'One Night in Miami' Star Leslie Odom Jr. on Double Oscar Noms: "It's a Sad Thing That I Can't Hug My Collaborators"

Leslie Odom Jr One Night in Miami

Earning nominations for his portrayal of Sam Cooke and for co-writing the original song “Speak Now,” Odom makes history as the first male performer to be nominated in both acting and songwriting categories.

Amazon’s One Night in Miami picked up three Academy Award nominations Monday morning, with two of those nods going to actor and singer Leslie Odom Jr. Earning a best supporting actor nomination for his supporting turn as soul legend Sam Cooke, Odom also shares a best original song nomination with Sam Ashworth for the tune "Speak Now" — which makes Odom the first male performer to be nominated for both acting and songwriting. A previous Tony and Grammy winner for his starring role in Hamilton, this pair of Oscar nominations puts Odom closer to the coveted EGOT.

But when speaking to The Hollywood Reporter mere hours after the nominations announcement, Odom focused more on the present (and on his collaborators — in particular Regina King, who made her feature film directorial debut at the helm of One Night in Miami).

Were you up early this morning watching the nominations? Or did you wake up to a bunch of texts and calls?

My phone rang [this morning]. I don't think I could set that alarm for 5 a.m., but I did leave my phone on, just in case. We made a movie that we cared about deeply, so whatever the phone call was … it could have really been for any one of us.

What was it like to sign on to play such an iconic historical and cultural figure as Sam Cooke, and what responsibilities did you have to tell this story even as you were promoting the film?

Film is such a public way to learn. It's a director's medium — the director really casts the vision and assembles the team. And so I just wanted to be a useful member of the 100, 150 people that we're getting to make this really special thing. I saw an early cut of the movie when Sam and I were going to write the song, and we just felt so lucky that we got to be a part of punctuating and underscoring some of the messages in this beautiful movie. And in promoting it, I got to lift up the work of these other actors and artists that I care about and was so inspired by. It's been a celebration of Regina’s triumph. I'm so happy to be part of it.

I know you wrote the song last year after Black Lives Matter protests erupted across the country. How did what was happening in our real world inspire writing the song for the film?

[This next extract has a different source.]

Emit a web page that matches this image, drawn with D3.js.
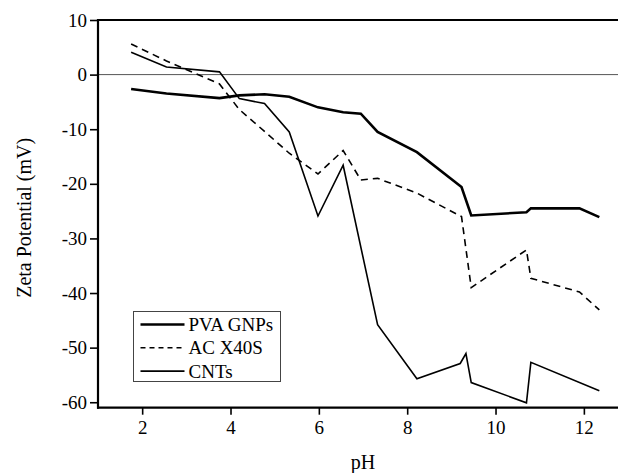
<!DOCTYPE html>
<html>
<head>
<meta charset="utf-8">
<script src="https://cdn.jsdelivr.net/npm/d3@7"></script>
<style>
  body { margin: 0; background: #fff; }
  svg { display: block; }
</style>
</head>
<body>
<div id="chart"></div>
<script>
// values
var phPVA   = [1.75, 2.55, 3.75, 4.2, 4.77, 5.33, 5.98, 6.55, 6.95, 7.33, 8.22, 9.23, 9.45, 10.7, 10.8, 11.9, 12.35];
var zetaPVA = [-2.65, -3.45, -4.3, -3.8, -3.6, -4.05, -6.0, -6.9, -7.15, -10.5, -14.2, -20.6, -25.8, -25.2, -24.5, -24.5, -26.1];

var phAC    = [1.75, 2.55, 3.75, 4.2, 4.77, 5.33, 5.98, 6.55, 6.95, 7.33, 8.22, 9.23, 9.45, 10.7, 10.8, 11.9, 12.35];
var zetaAC  = [5.6, 2.5, -1.7, -6.4, -10.4, -14.4, -18.2, -13.9, -19.3, -19.0, -21.7, -26.0, -39.0, -32.1, -37.3, -39.8, -43.1];

var phCNT   = [1.75, 2.55, 3.75, 4.2, 4.77, 5.33, 5.98, 6.55, 7.33, 8.22, 9.2, 9.33, 9.45, 10.7, 10.8, 12.35];
var zetaCNT = [4.1, 1.4, 0.5, -4.4, -5.3, -10.5, -25.9, -16.6, -45.8, -55.7, -52.9, -51.1, -56.4, -60.1, -52.7, -57.9];

var seriesNames = ["PVA GNPs", "AC X40S", "CNTs"];
var xMajor = [2, 4, 6, 8, 10, 12];
var xMinor = [1, 3, 5, 7, 9, 11];
var yMajor = [-60, -50, -40, -30, -20, -10, 0, 10];
var yMinor = [-55, -45, -35, -25, -15, -5, 5];

var W = 618, H = 473;
var plotLeft = 98, plotTop = 20, plotBottom = 407.7;

var svg = d3.select("#chart").append("svg")
  .attr("width", W)
  .attr("height", H)
  .style("font-family", "'Liberation Serif', 'Times New Roman', serif");

var x = d3.scaleLinear().domain([1, 13]).range([plotLeft, plotLeft + 12 * 44.17]);
var y = d3.scaleLinear().domain([-61, 10]).range([plotBottom, plotTop]);

var series = [
  {name: seriesNames[0], ph: phPVA, z: zetaPVA, width: 2.6, dash: null},
  {name: seriesNames[1], ph: phAC,  z: zetaAC,  width: 1.6, dash: "7,5"},
  {name: seriesNames[2], ph: phCNT, z: zetaCNT, width: 1.6, dash: null}
];

// zero line
svg.append("line")
  .attr("x1", x(1)).attr("x2", W)
  .attr("y1", y(0)).attr("y2", y(0))
  .attr("stroke", "#555").attr("stroke-width", 1);

// top frame
svg.append("line")
  .attr("x1", x(1)).attr("x2", W)
  .attr("y1", y(10)).attr("y2", y(10))
  .attr("stroke", "#000").attr("stroke-width", 2.2);

var line = d3.line()
  .x(function(d) { return x(d[0]); })
  .y(function(d) { return y(d[1]); });

svg.append("g")
  .selectAll("path")
  .data(series)
  .enter().append("path")
    .attr("d", function(s) { return line(d3.zip(s.ph, s.z)); })
    .attr("fill", "none")
    .attr("stroke", "#000")
    .attr("stroke-width", function(s) { return s.width; })
    .attr("stroke-dasharray", function(s) { return s.dash; })
    .attr("stroke-linejoin", "miter");

// axes
var fmt = function(d) { return String(d); };

var gx = svg.append("g")
  .attr("transform", "translate(0," + plotBottom + ")");
gx.call(d3.axisBottom(x).tickValues(xMinor).tickSize(4).tickFormat(""));
gx.call(d3.axisBottom(x).tickValues(xMajor).tickSize(7).tickPadding(6).tickFormat(fmt));
gx.selectAll(".domain").remove();
gx.append("line").attr("x1", x(1) - 1).attr("x2", W).attr("stroke", "#000").attr("stroke-width", 2.2);

var gy = svg.append("g")
  .attr("transform", "translate(" + plotLeft + ",0)");
gy.call(d3.axisLeft(y).tickValues(yMinor).tickSize(4).tickFormat(""));
gy.call(d3.axisLeft(y).tickValues(yMajor).tickSize(8).tickPadding(3).tickFormat(fmt));
gy.selectAll(".domain").remove();
gy.append("line").attr("y1", y(10) - 1).attr("y2", plotBottom + 1).attr("stroke", "#000").attr("stroke-width", 2.2);

svg.selectAll(".tick line").attr("stroke", "#000").attr("stroke-width", 1.6);
svg.selectAll(".tick text").attr("fill", "#000").style("font-size", "19px")
  .style("font-family", "'Liberation Serif', 'Times New Roman', serif");

// axis titles
svg.append("text")
  .attr("x", x(7))
  .attr("y", 469)
  .attr("text-anchor", "middle")
  .style("font-size", "20px")
  .text("pH");

svg.append("text")
  .attr("transform", "translate(31," + ((plotTop + plotBottom) / 2 + 4) + ") rotate(-90)")
  .attr("text-anchor", "middle")
  .style("font-size", "20px")
  .text("Zeta Potential (mV)");

// legend
var lg = svg.append("g").attr("transform", "translate(133.5,311.5)");
lg.append("rect")
  .attr("width", 147)
  .attr("height", 70)
  .attr("fill", "#fff")
  .attr("stroke", "#444")
  .attr("stroke-width", 1);

var item = lg.selectAll("g.item")
  .data(series)
  .enter().append("g")
    .attr("class", "item")
    .attr("transform", function(d, i) { return "translate(0," + (13 + i * 23.3) + ")"; });

item.append("line")
  .attr("x1", 7).attr("x2", 51)
  .attr("stroke", "#000")
  .attr("stroke-width", function(s) { return s.width; })
  .attr("stroke-dasharray", function(s) { return s.dash ? "5,4" : null; });

item.append("text")
  .attr("x", 55)
  .attr("dy", "0.35em")
  .style("font-size", "19px")
  .text(function(s) { return s.name; });
</script>
</body>
</html>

The only reason to do these history pieces is to do them in conversation with the times in which you live. Hamilton was similar in that its relevance and its power was in the retelling of that story in the most contemporary way. One Night in Miami was the same — we were looking back to learn something about us now. When Sam and I [were first beginning the song], we were imagining an audience filing out of the theater. It hasn't quite happened in that way. (Laughs.) We knew that the film did such a wonderful job of turning back the hands of time. We were transported, and we thought of our task as gently returning people to the now. We wanted to usher them out of the theater, holding on to the themes and messages of this movie [that were] hopefully activated within them while watching Regina’s beautiful movie. We thought we could maybe be a part of helping the audience make good use of that.

The Golden Globes proved that putting together a virtual awards show has its challenges. What are your hopes for the Oscars broadcast?

You know, it's an impossible time. Everybody's doing the best they can and, at the end of the day, these award shows are there to bring attention to the industry and the great artisans of cinema. It was such a difficult year, but there was still really wonderful filmmaking during this, so much wonderful work. We're just trying to find a way to bring attention to that and celebrate that, too. And to celebrate some of the stuff that really was a lifeline [during] a really challenging time. And it's my first time being invited at all.

If this is going to be a virtual event, is there something in particular that it's important for you to have by your side as you watch at home? [Note: The Academy later announced that nominees will be invited to attend in-person with a guest.]

It's a sad thing that I can't hug my collaborators — I can't lift Regina clean up off her feet. I don't think they'd be giving out tickets to the Academy Awards to my entire family, but you can bet our family will be in this house, toddler included. We have a little baby that's due any day. So we will all be in this house, with the best seats.